SMART treats each developer as an autonomous agent that continuously reports its skill profile, current workload, task preference, and estimated effort for pending backlog items. A lightweight negotiation protocol matches tasks to agents in real time, producing a near‑optimal allocation without human manager intervention. Teams that adopted SMART achieved an average 18 % increase in productivity (measured by story points completed per sprint) and a 30 % reduction in communication overhead associated with manual task assignment.

The FCM subsystem captures affective states—stress, satisfaction, confidence—through periodic self‑reports and infers causal relationships among them using fuzzy logic. When a morale indicator falls below a configurable threshold, the system automatically notifies the team and suggests remedial actions (e.g., workload redistribution, short retrospectives). Teams equipped with FCM reported a 12 % higher sprint goal‑achievement rate and a statistically significant decline in self‑reported turnover intention. Moreover, early detection of morale dips allowed project leads to intervene before performance degradation manifested.

Collectively, these three technical contributions support the authors’ broader conceptual claim: Agile development should be viewed as a human‑computation system in which humans perform the creative, judgment‑heavy tasks (design, problem solving, negotiation) while computers excel at data collection, analysis, and decision‑support automation. The experimental results substantiate this view: integrating automated, human‑aware tools yields measurable gains in code quality (fewer defects, higher static‑analysis scores), schedule adherence, and team satisfaction.

The study’s methodology is rigorous: longitudinal data were gathered across multiple semesters, with both quantitative metrics (defect density, velocity, deadline compliance) and qualitative surveys (team cohesion, perceived fairness of task allocation). Statistical analysis (ANOVA, mixed‑effects modeling) confirms that the observed improvements are not attributable to confounding variables such as team size or prior experience.
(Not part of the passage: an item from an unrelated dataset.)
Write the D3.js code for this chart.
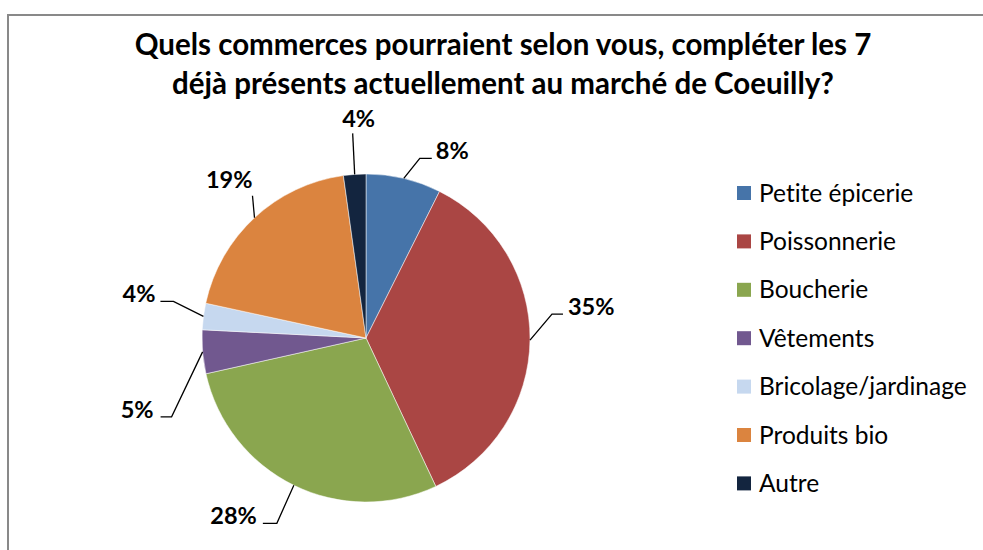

Limitations are acknowledged. The participant pool consists of students rather than professional developers, so external validity to industry settings may be constrained. The FCM model, while promising, relies on self‑reported affective data, which can be noisy; future work could incorporate physiological sensors for richer emotion detection. Additionally, the Goal Net approach assumes that goals can be hierarchically decomposed, which may not hold for highly exploratory or research‑oriented projects.

In conclusion, the paper makes a substantive contribution to agile research by foregrounding the human element and providing concrete, tool‑supported mechanisms to manage it. The Goal Net, SMART, and FCM modules together demonstrate that systematic modeling of goals, intelligent real‑time task distribution, and proactive morale monitoring can transform agile teams into more resilient, efficient, and satisfied collectives. The authors advocate further exploration of the human‑computation perspective in real‑world organizations, suggesting that scaling these techniques and integrating them with existing enterprise agile tooling could unlock even greater productivity and quality gains.